## Job
Transcribe the data in full and exactly, omitting any pictures.

## Stored data
++++++++

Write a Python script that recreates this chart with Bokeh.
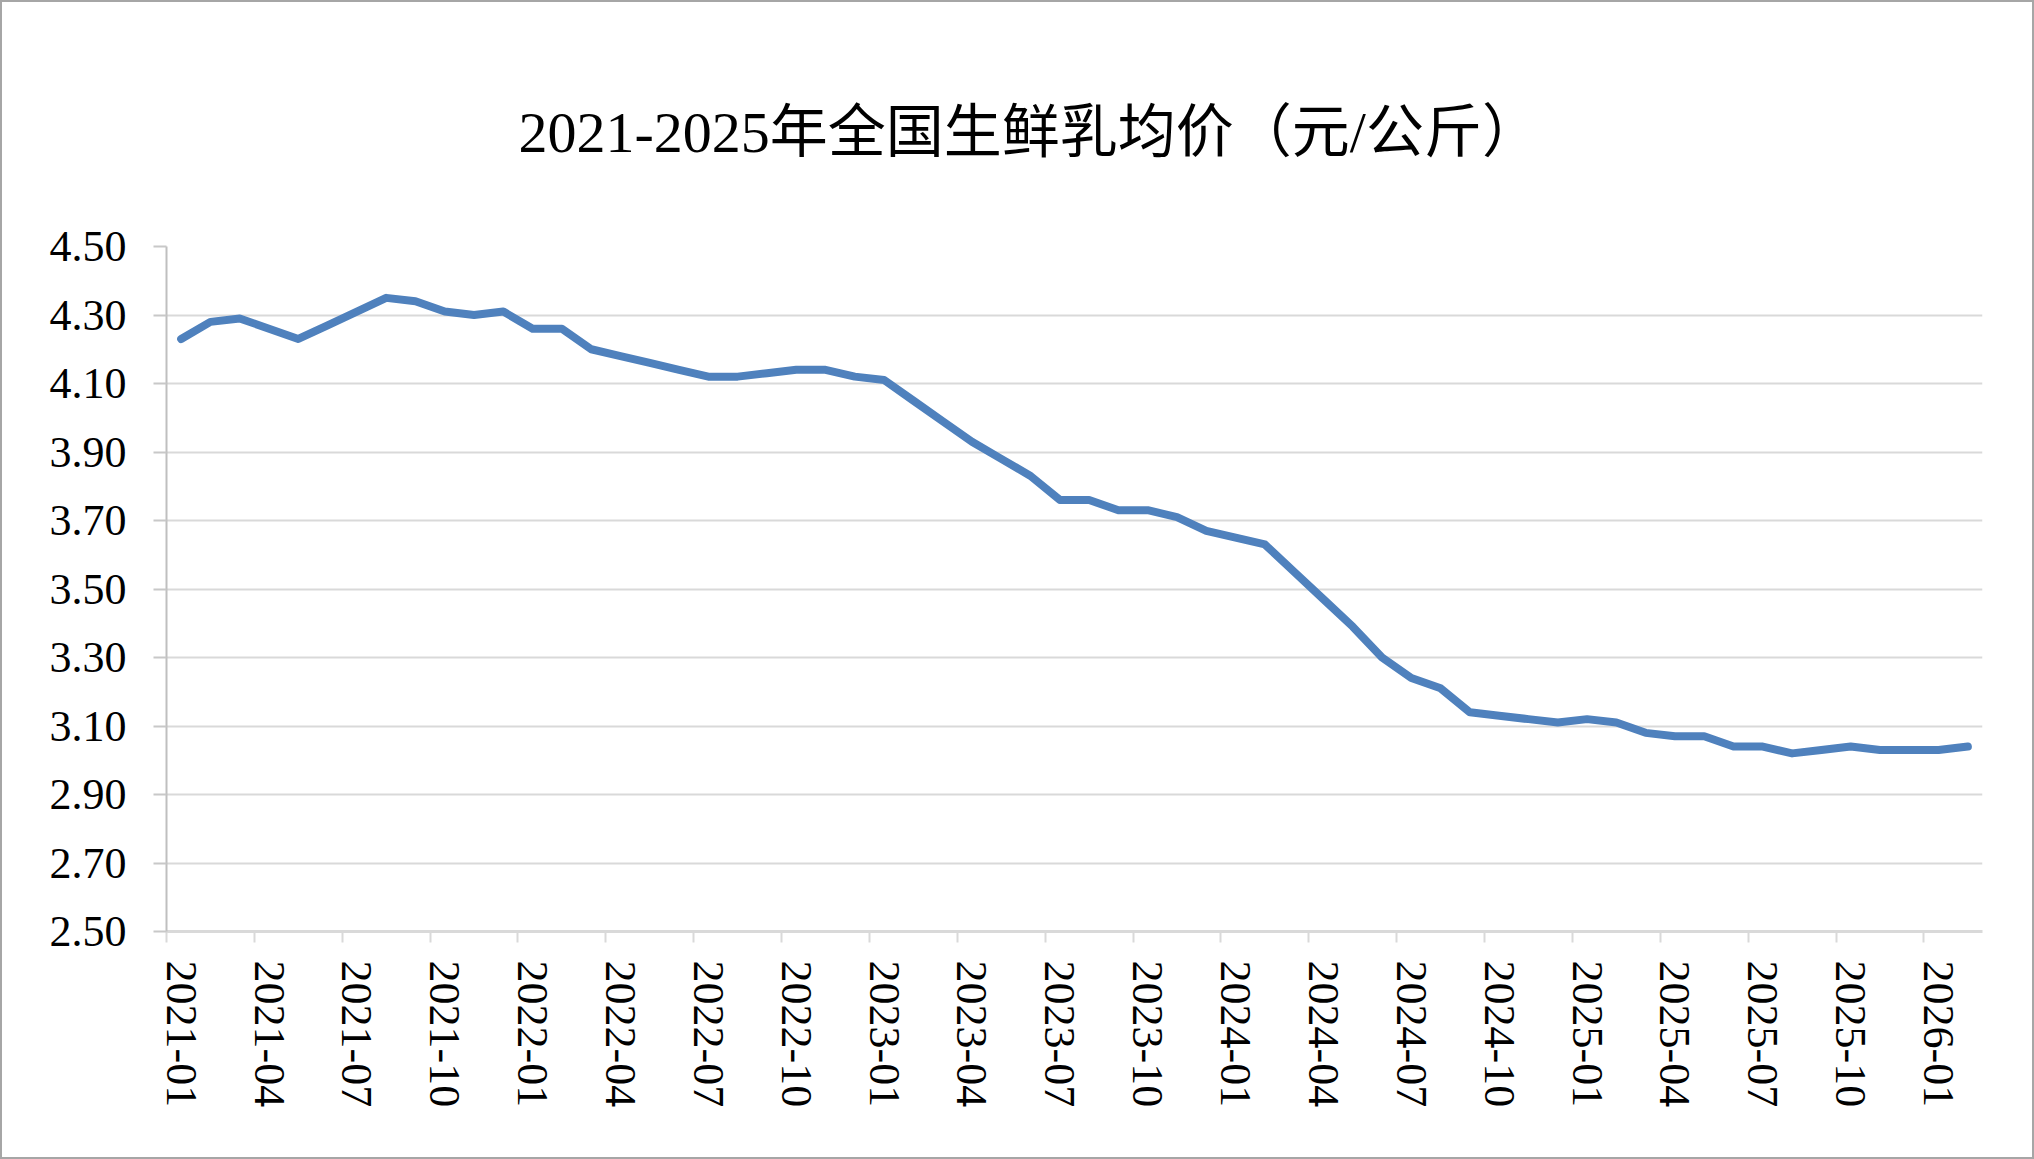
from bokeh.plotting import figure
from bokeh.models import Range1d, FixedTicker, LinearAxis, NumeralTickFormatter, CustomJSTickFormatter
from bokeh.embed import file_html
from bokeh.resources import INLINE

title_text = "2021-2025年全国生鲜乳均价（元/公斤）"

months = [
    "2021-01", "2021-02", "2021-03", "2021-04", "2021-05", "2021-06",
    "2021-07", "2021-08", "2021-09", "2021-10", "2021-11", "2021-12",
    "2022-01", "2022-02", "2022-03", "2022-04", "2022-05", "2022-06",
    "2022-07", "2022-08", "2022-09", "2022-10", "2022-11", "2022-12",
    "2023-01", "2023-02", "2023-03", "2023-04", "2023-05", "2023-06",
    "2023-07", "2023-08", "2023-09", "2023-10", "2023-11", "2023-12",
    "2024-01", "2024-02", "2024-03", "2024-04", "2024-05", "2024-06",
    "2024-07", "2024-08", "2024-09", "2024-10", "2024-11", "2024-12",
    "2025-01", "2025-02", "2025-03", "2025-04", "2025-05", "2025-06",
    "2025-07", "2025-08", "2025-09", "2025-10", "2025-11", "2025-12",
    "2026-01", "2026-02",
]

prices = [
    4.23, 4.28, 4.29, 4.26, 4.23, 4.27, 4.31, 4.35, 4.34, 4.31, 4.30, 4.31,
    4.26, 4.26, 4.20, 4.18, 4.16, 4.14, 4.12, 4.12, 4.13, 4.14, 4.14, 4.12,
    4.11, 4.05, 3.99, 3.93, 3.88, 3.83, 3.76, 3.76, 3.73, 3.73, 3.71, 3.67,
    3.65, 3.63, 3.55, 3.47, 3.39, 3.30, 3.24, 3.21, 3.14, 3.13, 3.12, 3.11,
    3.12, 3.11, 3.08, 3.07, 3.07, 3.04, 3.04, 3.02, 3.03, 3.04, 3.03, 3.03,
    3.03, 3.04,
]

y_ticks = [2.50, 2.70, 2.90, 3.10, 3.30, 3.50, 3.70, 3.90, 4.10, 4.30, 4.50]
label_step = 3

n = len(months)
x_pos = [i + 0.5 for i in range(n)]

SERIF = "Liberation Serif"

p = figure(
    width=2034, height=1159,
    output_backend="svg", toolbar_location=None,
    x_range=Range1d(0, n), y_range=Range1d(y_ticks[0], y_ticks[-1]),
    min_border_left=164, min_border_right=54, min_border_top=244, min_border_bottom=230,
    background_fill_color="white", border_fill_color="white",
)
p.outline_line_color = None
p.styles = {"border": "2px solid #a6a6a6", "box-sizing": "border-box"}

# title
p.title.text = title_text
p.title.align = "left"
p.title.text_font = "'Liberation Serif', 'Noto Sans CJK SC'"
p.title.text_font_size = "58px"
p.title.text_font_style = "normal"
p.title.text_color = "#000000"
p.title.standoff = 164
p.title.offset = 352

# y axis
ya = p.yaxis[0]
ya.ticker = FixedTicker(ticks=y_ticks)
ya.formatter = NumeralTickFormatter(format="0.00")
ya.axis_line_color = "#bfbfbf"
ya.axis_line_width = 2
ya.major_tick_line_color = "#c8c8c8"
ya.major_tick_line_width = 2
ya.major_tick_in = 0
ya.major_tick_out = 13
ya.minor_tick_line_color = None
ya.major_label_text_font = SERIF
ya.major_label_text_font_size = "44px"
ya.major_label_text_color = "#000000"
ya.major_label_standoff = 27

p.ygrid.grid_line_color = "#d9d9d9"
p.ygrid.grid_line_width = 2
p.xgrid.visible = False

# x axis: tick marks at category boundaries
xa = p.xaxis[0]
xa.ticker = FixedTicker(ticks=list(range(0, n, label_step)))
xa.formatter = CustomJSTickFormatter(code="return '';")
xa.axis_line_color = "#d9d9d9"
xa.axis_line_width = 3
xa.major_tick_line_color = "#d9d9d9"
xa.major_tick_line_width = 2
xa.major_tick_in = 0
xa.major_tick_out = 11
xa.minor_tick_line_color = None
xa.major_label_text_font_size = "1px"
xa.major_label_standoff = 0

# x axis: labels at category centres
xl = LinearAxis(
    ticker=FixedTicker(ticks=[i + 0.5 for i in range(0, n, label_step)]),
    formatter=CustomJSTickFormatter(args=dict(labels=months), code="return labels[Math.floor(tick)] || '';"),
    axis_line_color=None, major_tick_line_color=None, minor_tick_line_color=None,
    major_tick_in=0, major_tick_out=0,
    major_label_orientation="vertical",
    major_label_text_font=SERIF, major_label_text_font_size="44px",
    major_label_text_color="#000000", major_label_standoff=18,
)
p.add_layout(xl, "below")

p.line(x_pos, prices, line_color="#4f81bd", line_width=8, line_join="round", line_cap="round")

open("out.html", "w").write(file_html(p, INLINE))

++++++++

## Solved exercise
Write a Python script that recreates this chart with Bokeh.
from bokeh.plotting import figure
from bokeh.models import Range1d, FixedTicker, LinearAxis, NumeralTickFormatter, CustomJSTickFormatter
from bokeh.embed import file_html
from bokeh.resources import INLINE

title_text = "2021-2025年全国生鲜乳均价（元/公斤）"

months = [
    "2021-01", "2021-02", "2021-03", "2021-04", "2021-05", "2021-06",
    "2021-07", "2021-08", "2021-09", "2021-10", "2021-11", "2021-12",
    "2022-01", "2022-02", "2022-03", "2022-04", "2022-05", "2022-06",
    "2022-07", "2022-08", "2022-09", "2022-10", "2022-11", "2022-12",
    "2023-01", "2023-02", "2023-03", "2023-04", "2023-05", "2023-06",
    "2023-07", "2023-08", "2023-09", "2023-10", "2023-11", "2023-12",
    "2024-01", "2024-02", "2024-03", "2024-04", "2024-05", "2024-06",
    "2024-07", "2024-08", "2024-09", "2024-10", "2024-11", "2024-12",
    "2025-01", "2025-02", "2025-03", "2025-04", "2025-05", "2025-06",
    "2025-07", "2025-08", "2025-09", "2025-10", "2025-11", "2025-12",
    "2026-01", "2026-02",
]

prices = [
    4.23, 4.28, 4.29, 4.26, 4.23, 4.27, 4.31, 4.35, 4.34, 4.31, 4.30, 4.31,
    4.26, 4.26, 4.20, 4.18, 4.16, 4.14, 4.12, 4.12, 4.13, 4.14, 4.14, 4.12,
    4.11, 4.05, 3.99, 3.93, 3.88, 3.83, 3.76, 3.76, 3.73, 3.73, 3.71, 3.67,
    3.65, 3.63, 3.55, 3.47, 3.39, 3.30, 3.24, 3.21, 3.14, 3.13, 3.12, 3.11,
    3.12, 3.11, 3.08, 3.07, 3.07, 3.04, 3.04, 3.02, 3.03, 3.04, 3.03, 3.03,
    3.03, 3.04,
]

y_ticks = [2.50, 2.70, 2.90, 3.10, 3.30, 3.50, 3.70, 3.90, 4.10, 4.30, 4.50]
label_step = 3

n = len(months)
x_pos = [i + 0.5 for i in range(n)]

SERIF = "Liberation Serif"

p = figure(
    width=2034, height=1159,
    output_backend="svg", toolbar_location=None,
    x_range=Range1d(0, n), y_range=Range1d(y_ticks[0], y_ticks[-1]),
    min_border_left=164, min_border_right=54, min_border_top=244, min_border_bottom=230,
    background_fill_color="white", border_fill_color="white",
)
p.outline_line_color = None
p.styles = {"border": "2px solid #a6a6a6", "box-sizing": "border-box"}

# title
p.title.text = title_text
p.title.align = "left"
p.title.text_font = "'Liberation Serif', 'Noto Sans CJK SC'"
p.title.text_font_size = "58px"
p.title.text_font_style = "normal"
p.title.text_color = "#000000"
p.title.standoff = 164
p.title.offset = 352

# y axis
ya = p.yaxis[0]
ya.ticker = FixedTicker(ticks=y_ticks)
ya.formatter = NumeralTickFormatter(format="0.00")
ya.axis_line_color = "#bfbfbf"
ya.axis_line_width = 2
ya.major_tick_line_color = "#c8c8c8"
ya.major_tick_line_width = 2
ya.major_tick_in = 0
ya.major_tick_out = 13
ya.minor_tick_line_color = None
ya.major_label_text_font = SERIF
ya.major_label_text_font_size = "44px"
ya.major_label_text_color = "#000000"
ya.major_label_standoff = 27

p.ygrid.grid_line_color = "#d9d9d9"
p.ygrid.grid_line_width = 2
p.xgrid.visible = False

# x axis: tick marks at category boundaries
xa = p.xaxis[0]
xa.ticker = FixedTicker(ticks=list(range(0, n, label_step)))
xa.formatter = CustomJSTickFormatter(code="return '';")
xa.axis_line_color = "#d9d9d9"
xa.axis_line_width = 3
xa.major_tick_line_color = "#d9d9d9"
xa.major_tick_line_width = 2
xa.major_tick_in = 0
xa.major_tick_out = 11
xa.minor_tick_line_color = None
xa.major_label_text_font_size = "1px"
xa.major_label_standoff = 0

# x axis: labels at category centres
xl = LinearAxis(
    ticker=FixedTicker(ticks=[i + 0.5 for i in range(0, n, label_step)]),
    formatter=CustomJSTickFormatter(args=dict(labels=months), code="return labels[Math.floor(tick)] || '';"),
    axis_line_color=None, major_tick_line_color=None, minor_tick_line_color=None,
    major_tick_in=0, major_tick_out=0,
    major_label_orientation="vertical",
    major_label_text_font=SERIF, major_label_text_font_size="44px",
    major_label_text_color="#000000", major_label_standoff=18,
)
p.add_layout(xl, "below")

p.line(x_pos, prices, line_color="#4f81bd", line_width=8, line_join="round", line_cap="round")

open("out.html", "w").write(file_html(p, INLINE))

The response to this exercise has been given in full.